Whether the German soldiers themselves wanted it this way was beside the point since civilian leadership back home told them to stay put. That's because Chancellor Merkel wanted a twofer: to get Germany credit for being a pillar of NATO, but ideally to sustain zero casualties in the process by playing it safe with a minimal mission in the safest part of Afghanistan.
Shh--the German electorate is sleeping.
And this scheme worked for years, as Germans generally seemed unaware that their soldiers were fighting, or fighting to stay out of, a war thousands of miles from home.
Now, Merkel has gotten the worst possible outcome: German commanders decided to destroy two hijacked fuel trucks; they ordered an air attack based on single-source intelligence; many civilians died; and through some near-mystical lack of cojones, German soldiers weren't ordered to secure the site of the attack until the next day. In a singular episode of what my boss at Bagram used to call the "self-cleaning battlefield," there wasn't a single body left.
U.S. commanders will see a familiar pattern here: We bomb, good and bad guys die, everyone gets buried before even a rudimentary investigation gets under way. It's a universal problem of this type of war, and not a big deal for electorates in the U.S. and Britain which have no problem referring to an "Afghan war."

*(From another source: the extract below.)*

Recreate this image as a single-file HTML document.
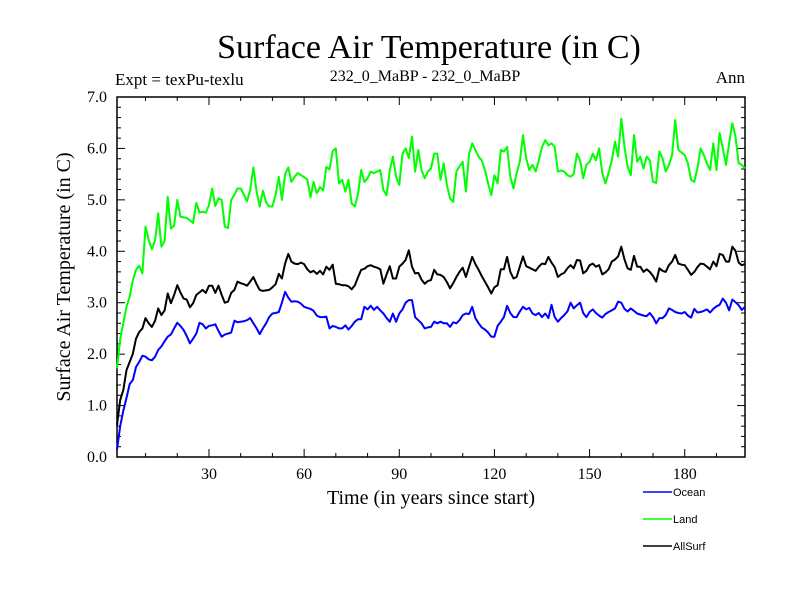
<!DOCTYPE html>
<html><head><meta charset="utf-8"><style>
html,body{margin:0;padding:0;background:#fff;}
svg{display:block;}
text{font-family:"Liberation Serif",serif;fill:#000;}
.sans{font-family:"Liberation Sans",sans-serif;}
</style></head><body>
<svg id="chart" width="800" height="600" viewBox="0 0 800 600">
<text x="429" y="58" font-size="34" text-anchor="middle">Surface Air Temperature (in C)</text>
<text x="115" y="85" font-size="17">Expt = texPu-texlu</text>
<text x="425" y="81" font-size="16" text-anchor="middle">232_0_MaBP - 232_0_MaBP</text>
<text x="745" y="83" font-size="17" text-anchor="end">Ann</text>
<text transform="translate(70,277) rotate(-90)" font-size="20" text-anchor="middle">Surface Air Temperature (in C)</text>
<text x="431" y="504" font-size="20" text-anchor="middle">Time (in years since start)</text>
<g id="axes"></g>
<g id="series"></g>
<g id="legend"></g>
</svg>
<script>
const years = [];
for (let i = 1; i <= 199; i++) years.push(i);
const seriesNames = ["Ocean", "Land", "AllSurf"];
const seriesColors = ["#0000ff", "#00ff00", "#000000"];
const xTicks = [30, 60, 90, 120, 150, 180];
const yTicks = [0, 1, 2, 3, 4, 5, 6, 7];
const yTickLabels = ["0.0","1.0","2.0","3.0","4.0","5.0","6.0","7.0"];
const ocean = [0.14,0.6,0.9,1.15,1.42,1.5,1.75,1.85,1.97,1.95,
1.9,1.88,1.95,2.08,2.15,2.25,2.34,2.38,2.5,2.61,
2.55,2.47,2.35,2.21,2.3,2.4,2.61,2.58,2.5,2.55,
2.56,2.58,2.45,2.34,2.38,2.4,2.42,2.65,2.62,2.63,
2.64,2.66,2.7,2.6,2.5,2.39,2.5,2.6,2.72,2.79,
2.8,2.82,3.0,3.21,3.1,3.02,3.03,3.02,2.98,2.92,
2.9,2.88,2.84,2.75,2.72,2.72,2.73,2.5,2.55,2.53,
2.5,2.5,2.56,2.48,2.55,2.63,2.68,2.68,2.92,2.87,
2.94,2.86,2.92,2.85,2.79,2.7,2.63,2.79,2.63,2.79,
2.87,3.0,3.05,3.05,2.72,2.66,2.6,2.5,2.52,2.53,
2.63,2.6,2.63,2.6,2.6,2.53,2.62,2.6,2.66,2.76,
2.79,2.78,2.92,2.7,2.6,2.52,2.48,2.42,2.34,2.34,
2.55,2.63,2.72,2.94,2.8,2.72,2.72,2.83,2.92,2.87,
2.9,2.79,2.76,2.8,2.72,2.79,2.7,2.96,2.72,2.63,
2.7,2.76,2.83,3.0,2.89,2.95,3.0,2.8,2.72,2.82,
2.87,2.8,2.75,2.71,2.78,2.82,2.85,2.89,3.02,3.0,
2.88,2.83,2.89,2.84,2.79,2.77,2.75,2.74,2.8,2.72,
2.6,2.7,2.7,2.76,2.89,2.86,2.82,2.8,2.79,2.82,
2.75,2.71,2.88,2.81,2.82,2.84,2.87,2.81,2.88,2.93,
2.96,3.08,3.0,2.85,3.06,3.01,2.95,2.86,2.92];
const land = [1.72,2.3,2.6,2.92,3.12,3.44,3.64,3.72,3.57,4.48,
4.22,4.04,4.22,4.74,4.09,4.2,5.06,4.44,4.5,5.0,
4.67,4.66,4.65,4.6,4.55,4.94,4.75,4.77,4.75,4.9,
5.22,4.88,5.03,5.0,4.48,4.45,5.0,5.1,5.22,5.22,
5.1,4.97,5.2,5.63,5.16,4.87,5.18,4.95,4.87,4.87,
5.1,5.45,5.0,5.5,5.63,5.35,5.45,5.52,5.48,5.44,
5.4,5.05,5.35,5.13,5.25,5.18,5.64,5.59,5.95,6.0,
5.32,5.39,5.16,5.39,4.93,4.87,5.13,5.58,5.35,5.42,
5.55,5.52,5.55,5.58,5.19,5.09,5.58,5.84,5.45,5.29,
5.9,6.0,5.81,6.23,5.55,5.97,5.58,5.42,5.55,5.61,
5.9,5.9,5.39,5.71,5.29,5.03,4.96,5.55,5.65,5.74,
5.16,5.9,6.1,5.97,5.84,5.77,5.58,5.32,5.09,5.48,
5.32,5.97,5.94,6.03,5.45,5.22,5.52,5.74,6.26,5.81,
5.58,5.68,5.55,5.77,6.03,6.16,6.06,6.1,6.03,5.55,
5.57,5.55,5.48,5.45,5.5,5.9,5.77,5.42,5.68,5.74,
5.9,5.77,6.0,5.52,5.32,5.52,5.77,6.13,5.84,6.58,
6.03,5.65,5.48,6.26,5.74,5.84,5.61,5.84,5.77,5.35,
5.33,5.94,5.81,5.55,5.68,5.87,6.55,5.97,5.92,5.87,
5.71,5.39,5.35,5.61,6.0,5.87,5.71,5.58,6.1,5.58,
6.3,6.0,5.68,6.1,6.49,6.23,5.71,5.68,5.61];
const allSurf = [0.62,1.11,1.3,1.69,1.85,2.01,2.3,2.43,2.5,2.7,
2.6,2.53,2.65,2.89,2.76,2.85,3.18,2.99,3.15,3.34,
3.2,3.08,3.06,2.91,2.99,3.15,3.2,3.25,3.19,3.33,
3.33,3.19,3.33,3.15,3.0,3.02,3.19,3.25,3.41,3.38,
3.36,3.33,3.41,3.5,3.36,3.25,3.23,3.24,3.25,3.3,
3.36,3.56,3.47,3.76,3.95,3.8,3.76,3.75,3.78,3.75,
3.65,3.59,3.62,3.56,3.62,3.55,3.7,3.64,3.74,3.37,
3.36,3.34,3.34,3.32,3.26,3.34,3.5,3.64,3.66,3.71,
3.73,3.7,3.68,3.65,3.37,3.55,3.71,3.47,3.47,3.7,
3.76,3.83,4.02,3.7,3.57,3.58,3.45,3.37,3.42,3.44,
3.64,3.55,3.54,3.5,3.4,3.28,3.38,3.5,3.6,3.68,
3.5,3.7,3.89,3.75,3.64,3.52,3.41,3.3,3.18,3.3,
3.34,3.65,3.65,3.89,3.6,3.47,3.5,3.7,3.9,3.71,
3.68,3.65,3.62,3.7,3.76,3.75,3.89,3.78,3.69,3.5,
3.55,3.58,3.67,3.73,3.67,3.83,3.82,3.57,3.62,3.73,
3.76,3.7,3.73,3.55,3.59,3.65,3.8,3.84,3.9,4.09,
3.84,3.67,3.64,3.91,3.7,3.7,3.6,3.65,3.6,3.52,
3.41,3.67,3.62,3.6,3.73,3.8,3.93,3.76,3.74,3.73,
3.64,3.54,3.6,3.69,3.76,3.75,3.7,3.65,3.8,3.71,
3.95,3.93,3.8,3.8,4.09,4.01,3.78,3.73,3.75];

const NS = "http://www.w3.org/2000/svg";
const L = 117, R = 745, T = 97, B = 457;
const xMin = 1, xMax = 199, yMin = 0, yMax = 7;
function xs(v){ return L + (v - xMin) / (xMax - xMin) * (R - L); }
function ys(v){ return B - (v - yMin) / (yMax - yMin) * (B - T); }
function mk(tag, attrs, parent){ const e = document.createElementNS(NS, tag); for (const k in attrs) e.setAttribute(k, attrs[k]); parent.appendChild(e); return e; }

const axes = document.getElementById("axes");
const frame = mk("rect", {x:L, y:T, width:R-L, height:B-T, fill:"none", stroke:"#000", "stroke-width":1.5}, axes);


for (let v = 10; v <= 190; v += 10) {
  const major = v % 30 === 0;
  const len = major ? 8 : 4;
  const x = xs(v);
  mk("line", {x1:x, y1:B, x2:x, y2:B-len, stroke:"#000", "stroke-width":1}, axes);
  mk("line", {x1:x, y1:T, x2:x, y2:T+len, stroke:"#000", "stroke-width":1}, axes);
}
xTicks.forEach(v => {
  const t = mk("text", {x:xs(v), y:B+22, "font-size":16, "text-anchor":"middle"}, axes);
  t.textContent = String(v);
  
  
});
for (let k = 0; k <= 35; k++) {
  const v = k * 0.2;
  const major = k % 5 === 0;
  const len = major ? 8 : 4;
  const y = ys(v);
  mk("line", {x1:L, y1:y, x2:L+len, y2:y, stroke:"#000", "stroke-width":1}, axes);
  mk("line", {x1:R, y1:y, x2:R-len, y2:y, stroke:"#000", "stroke-width":1}, axes);
}
yTicks.forEach((v, i) => {
  const t = mk("text", {x:107, y:ys(v)+5, "font-size":16, "text-anchor":"end"}, axes);
  t.textContent = yTickLabels[i];
  
  
});

const seriesG = document.getElementById("series");
[ocean, land, allSurf].forEach((arr, si) => {
  const pts = arr.map((v, i) => xs(years[i]).toFixed(1) + "," + ys(v).toFixed(1)).join(" ");
  const p = mk("polyline", {points:pts, fill:"none", stroke:seriesColors[si], "stroke-width":2, "stroke-linejoin":"round"}, seriesG);
  
  
});

const legend = document.getElementById("legend");
seriesNames.forEach((n, i) => {
  const y = 492 + i * 27;
  const ln = mk("line", {x1:643, y1:y, x2:672, y2:y, stroke:seriesColors[i], "stroke-width":1.5}, legend);
  
  
  const t = mk("text", {x:673, y:y+4, "font-size":11, class:"sans"}, legend);
  t.textContent = n;
  
  
});
</script>
</body></html>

The real problem is back home in Germany, where some members of Parliament are going bonkers and "prosecutors in Potsdam said Monday that they were considering whether to open a homicide investigation into the decision by a German military commander to order the airstrike. ..."
In other words, a Germany that's unaware it's involved in a war, or refuses to call it that or certify its military actions as such, may have to decide what it really thinks. On the fly. Right before German national elections on September 27. Anyone want to ask former Spanish President Jose Maria Aznar whether any of this sounds familiar?